Qantas’ head of domestic operations Andrew David said outsourcing ground handling jobs at the country’s biggest airports would save an estimated A$100 million each year in operating costs.
“It would match our ground handling services with fluctuating levels of demand,” David told reporters at a briefing. “We know an external party can turn our aircraft at 40% lower cost than we can using our resources.”
It would also allow the airline to avoid investing A$100 million in equipment like tugs and bag loaders over the next five years by outsourcing the work to a specialist ground handler, Gareth Evans, Chief Executive of Jetstar, Qantas’ budget arm, said.
The executives did not name the firms that could be involved in the outsourcing, but major ground handlers in Australia include dnata, Swissport and Menzies Aviation.

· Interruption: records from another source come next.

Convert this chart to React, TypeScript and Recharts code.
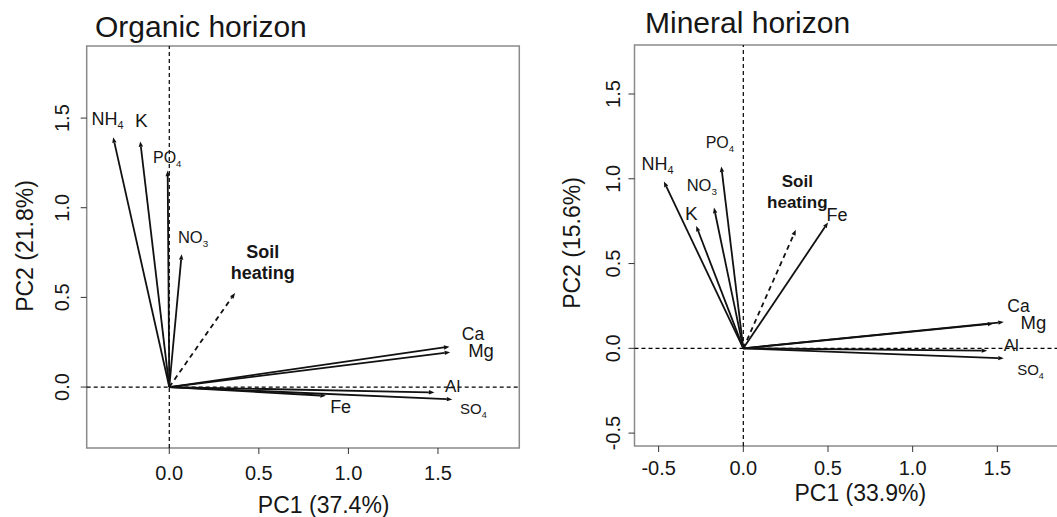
import React from "react";
import { ScatterChart, Scatter, XAxis, YAxis, ReferenceLine, ReferenceArea } from "recharts";

const FONT = '"Liberation Sans", Arial, Helvetica, sans-serif';
const TEXT = "#161616";
const INK = "#111";
const BOX = "#8a8a8a";

// variable loadings
const variables = ["NH4", "K", "PO4", "NO3", "Ca", "Mg", "Al", "SO4", "Fe"];

const organicPC1 = [-0.313, -0.162, -0.009, 0.069, 1.564, 1.568, 1.48, 1.58, 0.874];
const organicPC2 = [1.393, 1.37, 1.207, 0.741, 0.225, 0.194, -0.03, -0.069, -0.049];
const organicHeating = [0.367, 0.525];

const mineralPC1 = [-0.469, -0.278, -0.13, -0.173, 1.476, 1.538, 1.44, 1.538, 0.5];
const mineralPC2 = [0.984, 0.722, 1.073, 0.83, 0.146, 0.155, -0.014, -0.059, 0.742];
const mineralHeating = [0.31, 0.699];

const organicXTicks = [0, 0.5, 1, 1.5];
const organicYTicks = [0, 0.5, 1, 1.5];
const mineralXTicks = [-0.5, 0, 0.5, 1, 1.5];
const mineralYTicks = [-0.5, 0, 0.5, 1, 1.5];

// label placement relative to the arrow tip: [dx to text start, dy to baseline, font size]
type LabelPos = Record<string, [number, number, number]>;

const organicLabels: LabelPos = {
  NH4: [-21.6, -12.7, 18],
  K: [-5.3, -14.7, 19],
  PO4: [-14.7, -8, 16],
  NO3: [-3.7, -11.3, 16.5],
  Ca: [12.4, -7, 17.5],
  Mg: [18, 5, 18.5],
  Al: [10.7, 0, 17],
  SO4: [7.7, 14.7, 15],
  Fe: [4.3, 17.3, 18],
};

const mineralLabels: LabelPos = {
  NH4: [-22.3, -11.7, 18],
  K: [-11.3, -6, 19],
  PO4: [-15.6, -18.4, 16],
  NO3: [-27.3, -17, 16.5],
  Ca: [14, -12, 17.5],
  Mg: [16.7, 7, 18.5],
  Al: [16.6, 0, 17],
  SO4: [13.4, 16.7, 15],
  Fe: [-1.5, -1.7, 18],
};

// "Soil heating" text: [dx to centre, dy of first baseline, font size]
const organicHeatLabel = [27.7, -35.3, 18];
const mineralHeatLabel = [1.5, -43.3, 17];

const arrowLine = (dashed: boolean) => (props: any) => {
  const pts = props.points || [];
  if (pts.length < 2) return <g />;
  const a = pts[0];
  const b = pts[pts.length - 1];
  const ang = Math.atan2(b.y - a.y, b.x - a.x);
  const len = 5.5;
  const hw = 2.2;
  const bx = b.x - len * Math.cos(ang);
  const by = b.y - len * Math.sin(ang);
  const px = -Math.sin(ang) * hw;
  const py = Math.cos(ang) * hw;
  return (
    <g>
      <line
        x1={a.x}
        y1={a.y}
        x2={bx}
        y2={by}
        stroke={INK}
        strokeWidth={1.8}
        strokeDasharray={dashed ? "5 4" : undefined}
      />
      <path d={`M${b.x},${b.y} L${bx + px},${by + py} L${bx - px},${by - py} Z`} fill={INK} />
    </g>
  );
};

const labelShape = (labels: LabelPos) => (props: any) => {
  const { cx, cy, payload } = props;
  if (!payload || (payload.x === 0 && payload.y === 0)) return <g />;
  const name: string = payload.name;
  const [dx, dy, fs] = labels[name];
  const m = name.match(/^([A-Za-z]+)(\d*)$/);
  const base = m ? m[1] : name;
  const sub = m ? m[2] : "";
  return (
    <text x={cx + dx} y={cy + dy} fontSize={fs} fill={TEXT} fontFamily={FONT}>
      {base}
      {sub && (
        <tspan fontSize={fs * 0.6} dy={fs * 0.25}>
          {sub}
        </tspan>
      )}
    </text>
  );
};

const heatShape = (pos: number[]) => (props: any) => {
  const { cx, cy, payload } = props;
  if (!payload || (payload.x === 0 && payload.y === 0)) return <g />;
  return (
    <text
      x={cx + pos[0]}
      y={cy + pos[1]}
      textAnchor="middle"
      fontSize={pos[2]}
      fontWeight="bold"
      fill={TEXT}
      fontFamily={FONT}
    >
      <tspan x={cx + pos[0]}>Soil</tspan>
      <tspan x={cx + pos[0]} dy={21}>
        heating
      </tspan>
    </text>
  );
};

interface BiplotProps {
  pc1: number[];
  pc2: number[];
  heating: number[];
  labels: LabelPos;
  heatLabel: number[];
  xDomain: [number, number];
  yDomain: [number, number];
  xTicks: number[];
  yTicks: number[];
  width: number;
  height: number;
  top: number;
  right: number;
  yAxisWidth: number;
  xAxisHeight: number;
  xTickDy: number;
  yTickDx: number;
}

const Biplot = (p: BiplotProps) => {
  const renderXTick = ({ x, y, payload }: any) => (
    <text x={x} y={y + p.xTickDy} textAnchor="middle" fontSize={20} fill={TEXT} fontFamily={FONT}>
      {Number(payload.value).toFixed(1)}
    </text>
  );
  const renderYTick = ({ x, y, payload }: any) => (
    <text
      x={x + p.yTickDx}
      y={y}
      textAnchor="middle"
      fontSize={20}
      fill={TEXT}
      fontFamily={FONT}
      transform={`rotate(-90, ${x + p.yTickDx}, ${y})`}
    >
      {Number(payload.value).toFixed(1)}
    </text>
  );

  return (
    <ScatterChart
      width={p.width}
      height={p.height}
      margin={{ top: p.top, right: p.right, bottom: 0, left: 0 }}
    >
      <XAxis
        type="number"
        dataKey="x"
        domain={p.xDomain}
        ticks={p.xTicks}
        interval={0}
        allowDataOverflow
        axisLine={false}
        tickLine={{ stroke: "#333" }}
        tickSize={6}
        tickMargin={0}
        tick={renderXTick}
        height={p.xAxisHeight}
      />
      <YAxis
        type="number"
        dataKey="y"
        domain={p.yDomain}
        ticks={p.yTicks}
        interval={0}
        allowDataOverflow
        axisLine={false}
        tickLine={{ stroke: "#333" }}
        tickSize={6}
        tickMargin={0}
        tick={renderYTick}
        width={p.yAxisWidth}
      />
      <ReferenceArea
        x1={p.xDomain[0]}
        x2={p.xDomain[1]}
        y1={p.yDomain[0]}
        y2={p.yDomain[1]}
        fill="none"
        stroke={BOX}
        strokeWidth={1.5}
        fillOpacity={0}
        strokeOpacity={1}
        ifOverflow="visible"
      />
      <ReferenceLine x={0} stroke="#000" strokeWidth={1.2} strokeDasharray="4 3" />
      <ReferenceLine y={0} stroke="#000" strokeWidth={1.2} strokeDasharray="4 3" />
      {variables.map((v, i) => (
        <Scatter
          key={v}
          name={v}
          data={[
            { x: 0, y: 0, name: v },
            { x: p.pc1[i], y: p.pc2[i], name: v },
          ]}
          fill={INK}
          line={arrowLine(false)}
          shape={labelShape(p.labels)}
          isAnimationActive={false}
        />
      ))}
      <Scatter
        name="Soil heating"
        data={[
          { x: 0, y: 0, name: "heating" },
          { x: p.heating[0], y: p.heating[1], name: "heating" },
        ]}
        fill={INK}
        line={arrowLine(true)}
        shape={heatShape(p.heatLabel)}
        isAnimationActive={false}
      />
    </ScatterChart>
  );
};

export default function App() {
  return (
    <div
      style={{
        position: "absolute",
        left: 0,
        top: 0,
        width: 1057,
        height: 517,
        overflow: "hidden",
        background: "#fff",
      }}
    >
      <div style={{ position: "absolute", left: 0, top: 0 }}>
        <Biplot
          pc1={organicPC1}
          pc2={organicPC2}
          heating={organicHeating}
          labels={organicLabels}
          heatLabel={organicHeatLabel}
          xDomain={[-0.461, 1.954]}
          yDomain={[-0.34, 1.902]}
          xTicks={organicXTicks}
          yTicks={organicYTicks}
          width={540}
          height={517}
          top={46}
          right={20.7}
          yAxisWidth={86.7}
          xAxisHeight={69}
          xTickDy={26}
          yTickDx={-12}
        />
      </div>
      <div style={{ position: "absolute", left: 540, top: 0 }}>
        <Biplot
          pc1={mineralPC1}
          pc2={mineralPC2}
          heating={mineralHeating}
          labels={mineralLabels}
          heatLabel={mineralHeatLabel}
          xDomain={[-0.6425, 1.87]}
          yDomain={[-0.576, 1.789]}
          xTicks={mineralXTicks}
          yTicks={mineralYTicks}
          width={520}
          height={517}
          top={45}
          right={0}
          yAxisWidth={94.5}
          xAxisHeight={71}
          xTickDy={23}
          yTickDx={-8.5}
        />
      </div>
      <svg
        width={1057}
        height={517}
        style={{ position: "absolute", left: 0, top: 0, pointerEvents: "none" }}
        fontFamily={FONT}
        fill={TEXT}
      >
        <text x={95} y={37} fontSize={30}>
          Organic horizon
        </text>
        <text x={645} y={33} fontSize={30}>
          Mineral horizon
        </text>
        <text x={323.7} y={513} fontSize={23} textAnchor="middle">
          PC1 (37.4%)
        </text>
        <text x={860.3} y={501} fontSize={23} textAnchor="middle">
          PC1 (33.9%)
        </text>
        <text x={33} y={246} fontSize={23} textAnchor="middle" transform="rotate(-90, 33, 246)">
          PC2 (21.8%)
        </text>
        <text x={580} y={243} fontSize={23} textAnchor="middle" transform="rotate(-90, 580, 243)">
          PC2 (15.6%)
        </text>
      </svg>
    </div>
  );
}
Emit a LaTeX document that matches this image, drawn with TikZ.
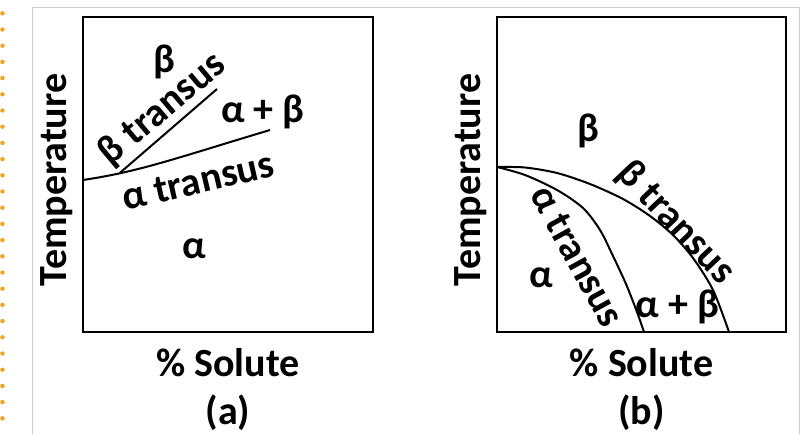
\documentclass[tikz,border=0pt]{standalone}
\usepackage{fontspec}
\setmainfont{Carlito}
\definecolor{dotorange}{RGB}{247,160,30}
\definecolor{framegray}{RGB}{205,205,205}
\begin{document}
\begin{tikzpicture}[x=1pt,y=-1pt,
  lbl/.style={font=\fontsize{40}{48}\selectfont\bfseries, inner sep=0pt},
  boxframe/.style={draw, line width=2.6pt},
  curve/.style={line width=2pt}]
\useasboundingbox (0,0) rectangle (810,434);
\fill[white] (0,0) rectangle (810,434);
\foreach \i in {0,...,25} \fill[dotorange] (2.5,13.3+16.2*\i) circle (2.2);
\draw[framegray, line width=1pt] (32,434) -- (32,7) -- (799,7) -- (799,434);

% ---------- (a) ----------
\draw[boxframe] (83,17) rectangle (373,332);
\coordinate (aL) at (83,180);
\coordinate (aR) at (270,130);
\coordinate (bS) at (120,172.8);
\coordinate (bE) at (217,89);
\draw[curve] (aL) .. controls (140,171.5) and (175,158.5) .. (aR);
\draw[curve] (bS) -- (bE);
\node[lbl, anchor=base] (betaA) at (164,72) {β};
\node[lbl, rotate=40] (btA) at (162.5,109.5) {β transus};
\node[lbl, anchor=base] (abA) at (263,122) {α + β};
\node[lbl, rotate=13] (atA) at (198,181) {α transus};
\node[lbl, anchor=base] (alA) at (194,258) {α};
\node[lbl, rotate=90, anchor=base] (tA) at (66,180) {Temperature};
\node[lbl, anchor=base] (sA) at (228,376) {\% Solute};
\node[lbl, anchor=base] (cA) at (228,424) {(a)};

% ---------- (b) ----------
\draw[boxframe] (497,17) rectangle (786,332);
\draw[curve] plot[smooth] coordinates {(497,167) (525,167.5) (557,173) (590,184) (623,199) (650,216) (673,235) (693,258) (713,290) (729,332)};
\draw[curve] plot[smooth] coordinates {(497,167) (525,175) (557,190) (583,208) (600,230) (613,256) (626,284) (637,312) (644,332)};
\node[lbl, anchor=base] (betaB) at (588,141) {β};
\node[lbl, rotate=-46.5] (btB) at (675.5,223) {β transus};
\node[lbl, rotate=-61.4] (atB) at (577,256) {α transus};
\node[lbl, anchor=base] (alB) at (541,287) {α};
\node[lbl, anchor=base] (abB) at (677.5,317) {α + β};
\node[lbl, rotate=90, anchor=base] (tB) at (480,180) {Temperature};
\node[lbl, anchor=base] (sB) at (641.5,376) {\% Solute};
\node[lbl, anchor=base] (cB) at (641.5,424) {(b)};
\end{tikzpicture}
\end{document}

Qantas shares were up 1.7% on Tuesday afternoon, compared with a 0.2% rise in the broader market .
As part of a union agreement, Qantas said it would also have to offer the opportunity for the 2,000 ground handlers at its main brand to bid for the work, though it will not have to do so at Jetstar.
The airline said it would complete its review over the next few months. Most of its ground handling employees have been stood down from work for months and are receiving government aid due to the decline in travel demand.
Transport Workers’ Union National Secretary Michael Kaine, whose union represents the ground handlers, said in a statement the announcement of job losses was “utterly devastating”.